▶ _DATA SEGMENT_

---

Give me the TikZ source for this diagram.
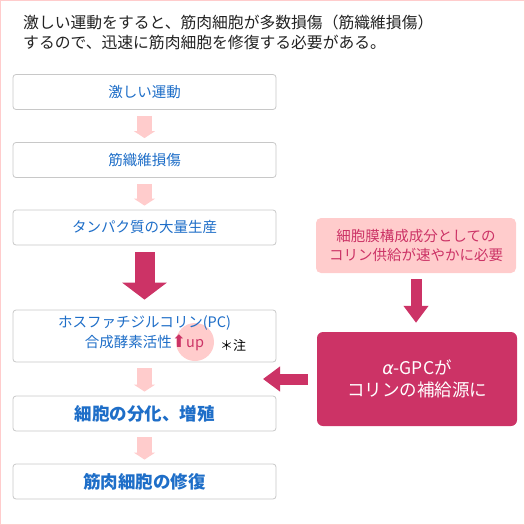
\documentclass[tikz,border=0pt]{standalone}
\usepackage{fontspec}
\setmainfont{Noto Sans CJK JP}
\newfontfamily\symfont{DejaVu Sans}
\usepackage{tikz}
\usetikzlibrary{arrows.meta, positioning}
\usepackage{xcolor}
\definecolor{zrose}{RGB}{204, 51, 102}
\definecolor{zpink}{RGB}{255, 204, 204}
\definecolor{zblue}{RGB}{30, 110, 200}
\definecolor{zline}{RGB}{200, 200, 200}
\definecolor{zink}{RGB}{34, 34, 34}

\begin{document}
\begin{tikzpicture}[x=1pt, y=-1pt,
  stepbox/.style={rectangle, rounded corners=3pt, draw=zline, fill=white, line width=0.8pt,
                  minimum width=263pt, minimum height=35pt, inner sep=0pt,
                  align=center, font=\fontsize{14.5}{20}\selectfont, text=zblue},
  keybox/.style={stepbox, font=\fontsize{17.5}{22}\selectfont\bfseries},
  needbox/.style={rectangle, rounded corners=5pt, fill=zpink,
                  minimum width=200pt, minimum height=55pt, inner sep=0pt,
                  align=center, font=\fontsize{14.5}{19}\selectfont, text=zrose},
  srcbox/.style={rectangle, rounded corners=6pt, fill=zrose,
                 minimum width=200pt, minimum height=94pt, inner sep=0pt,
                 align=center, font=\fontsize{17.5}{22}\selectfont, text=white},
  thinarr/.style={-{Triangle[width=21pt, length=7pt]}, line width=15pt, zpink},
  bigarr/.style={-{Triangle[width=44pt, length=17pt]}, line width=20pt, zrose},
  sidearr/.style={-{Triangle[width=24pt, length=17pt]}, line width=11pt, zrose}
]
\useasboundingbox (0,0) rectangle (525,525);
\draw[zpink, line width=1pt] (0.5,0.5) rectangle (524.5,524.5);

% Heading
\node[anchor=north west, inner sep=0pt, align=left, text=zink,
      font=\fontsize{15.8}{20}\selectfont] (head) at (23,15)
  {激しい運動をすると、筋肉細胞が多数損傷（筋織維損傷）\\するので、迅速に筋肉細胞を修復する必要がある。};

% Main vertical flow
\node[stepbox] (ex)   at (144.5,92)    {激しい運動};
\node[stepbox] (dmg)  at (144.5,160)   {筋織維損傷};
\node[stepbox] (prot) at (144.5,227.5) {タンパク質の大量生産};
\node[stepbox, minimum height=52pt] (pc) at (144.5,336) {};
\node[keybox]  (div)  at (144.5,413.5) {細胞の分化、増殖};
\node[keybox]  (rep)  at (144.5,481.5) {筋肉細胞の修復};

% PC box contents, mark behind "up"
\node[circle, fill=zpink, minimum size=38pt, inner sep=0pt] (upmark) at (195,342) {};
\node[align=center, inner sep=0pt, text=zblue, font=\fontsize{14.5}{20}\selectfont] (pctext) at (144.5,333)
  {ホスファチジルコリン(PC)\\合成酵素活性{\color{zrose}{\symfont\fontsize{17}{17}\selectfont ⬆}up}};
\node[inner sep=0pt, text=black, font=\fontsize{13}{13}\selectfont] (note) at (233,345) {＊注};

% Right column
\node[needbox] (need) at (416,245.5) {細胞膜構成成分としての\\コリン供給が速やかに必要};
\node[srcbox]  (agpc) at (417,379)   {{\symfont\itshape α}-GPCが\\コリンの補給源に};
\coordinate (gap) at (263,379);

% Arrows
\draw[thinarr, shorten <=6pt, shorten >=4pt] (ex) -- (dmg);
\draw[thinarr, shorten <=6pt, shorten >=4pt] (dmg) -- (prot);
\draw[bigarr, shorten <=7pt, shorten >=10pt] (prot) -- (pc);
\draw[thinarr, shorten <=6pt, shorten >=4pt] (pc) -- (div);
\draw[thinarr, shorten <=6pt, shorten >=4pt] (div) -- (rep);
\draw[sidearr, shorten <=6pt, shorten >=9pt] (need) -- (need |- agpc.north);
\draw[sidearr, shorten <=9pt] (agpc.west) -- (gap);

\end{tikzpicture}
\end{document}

---

▶ _WHAT YOU NEED TO DO_
Pictures are to be left out; repeat all the remaining data exactly.

▶ _TASK OUTPUT_
Give me the TikZ source for this diagram.
\documentclass[tikz,border=0pt]{standalone}
\usepackage{fontspec}
\setmainfont{Noto Sans CJK JP}
\newfontfamily\symfont{DejaVu Sans}
\usepackage{tikz}
\usetikzlibrary{arrows.meta, positioning}
\usepackage{xcolor}
\definecolor{zrose}{RGB}{204, 51, 102}
\definecolor{zpink}{RGB}{255, 204, 204}
\definecolor{zblue}{RGB}{30, 110, 200}
\definecolor{zline}{RGB}{200, 200, 200}
\definecolor{zink}{RGB}{34, 34, 34}

\begin{document}
\begin{tikzpicture}[x=1pt, y=-1pt,
  stepbox/.style={rectangle, rounded corners=3pt, draw=zline, fill=white, line width=0.8pt,
                  minimum width=263pt, minimum height=35pt, inner sep=0pt,
                  align=center, font=\fontsize{14.5}{20}\selectfont, text=zblue},
  keybox/.style={stepbox, font=\fontsize{17.5}{22}\selectfont\bfseries},
  needbox/.style={rectangle, rounded corners=5pt, fill=zpink,
                  minimum width=200pt, minimum height=55pt, inner sep=0pt,
                  align=center, font=\fontsize{14.5}{19}\selectfont, text=zrose},
  srcbox/.style={rectangle, rounded corners=6pt, fill=zrose,
                 minimum width=200pt, minimum height=94pt, inner sep=0pt,
                 align=center, font=\fontsize{17.5}{22}\selectfont, text=white},
  thinarr/.style={-{Triangle[width=21pt, length=7pt]}, line width=15pt, zpink},
  bigarr/.style={-{Triangle[width=44pt, length=17pt]}, line width=20pt, zrose},
  sidearr/.style={-{Triangle[width=24pt, length=17pt]}, line width=11pt, zrose}
]
\useasboundingbox (0,0) rectangle (525,525);
\draw[zpink, line width=1pt] (0.5,0.5) rectangle (524.5,524.5);

% Heading
\node[anchor=north west, inner sep=0pt, align=left, text=zink,
      font=\fontsize{15.8}{20}\selectfont] (head) at (23,15)
  {激しい運動をすると、筋肉細胞が多数損傷（筋織維損傷）\\するので、迅速に筋肉細胞を修復する必要がある。};

% Main vertical flow
\node[stepbox] (ex)   at (144.5,92)    {激しい運動};
\node[stepbox] (dmg)  at (144.5,160)   {筋織維損傷};
\node[stepbox] (prot) at (144.5,227.5) {タンパク質の大量生産};
\node[stepbox, minimum height=52pt] (pc) at (144.5,336) {};
\node[keybox]  (div)  at (144.5,413.5) {細胞の分化、増殖};
\node[keybox]  (rep)  at (144.5,481.5) {筋肉細胞の修復};

% PC box contents, mark behind "up"
\node[circle, fill=zpink, minimum size=38pt, inner sep=0pt] (upmark) at (195,342) {};
\node[align=center, inner sep=0pt, text=zblue, font=\fontsize{14.5}{20}\selectfont] (pctext) at (144.5,333)
  {ホスファチジルコリン(PC)\\合成酵素活性{\color{zrose}{\symfont\fontsize{17}{17}\selectfont ⬆}up}};
\node[inner sep=0pt, text=black, font=\fontsize{13}{13}\selectfont] (note) at (233,345) {＊注};

% Right column
\node[needbox] (need) at (416,245.5) {細胞膜構成成分としての\\コリン供給が速やかに必要};
\node[srcbox]  (agpc) at (417,379)   {{\symfont\itshape α}-GPCが\\コリンの補給源に};
\coordinate (gap) at (263,379);

% Arrows
\draw[thinarr, shorten <=6pt, shorten >=4pt] (ex) -- (dmg);
\draw[thinarr, shorten <=6pt, shorten >=4pt] (dmg) -- (prot);
\draw[bigarr, shorten <=7pt, shorten >=10pt] (prot) -- (pc);
\draw[thinarr, shorten <=6pt, shorten >=4pt] (pc) -- (div);
\draw[thinarr, shorten <=6pt, shorten >=4pt] (div) -- (rep);
\draw[sidearr, shorten <=6pt, shorten >=9pt] (need) -- (need |- agpc.north);
\draw[sidearr, shorten <=9pt] (agpc.west) -- (gap);

\end{tikzpicture}
\end{document}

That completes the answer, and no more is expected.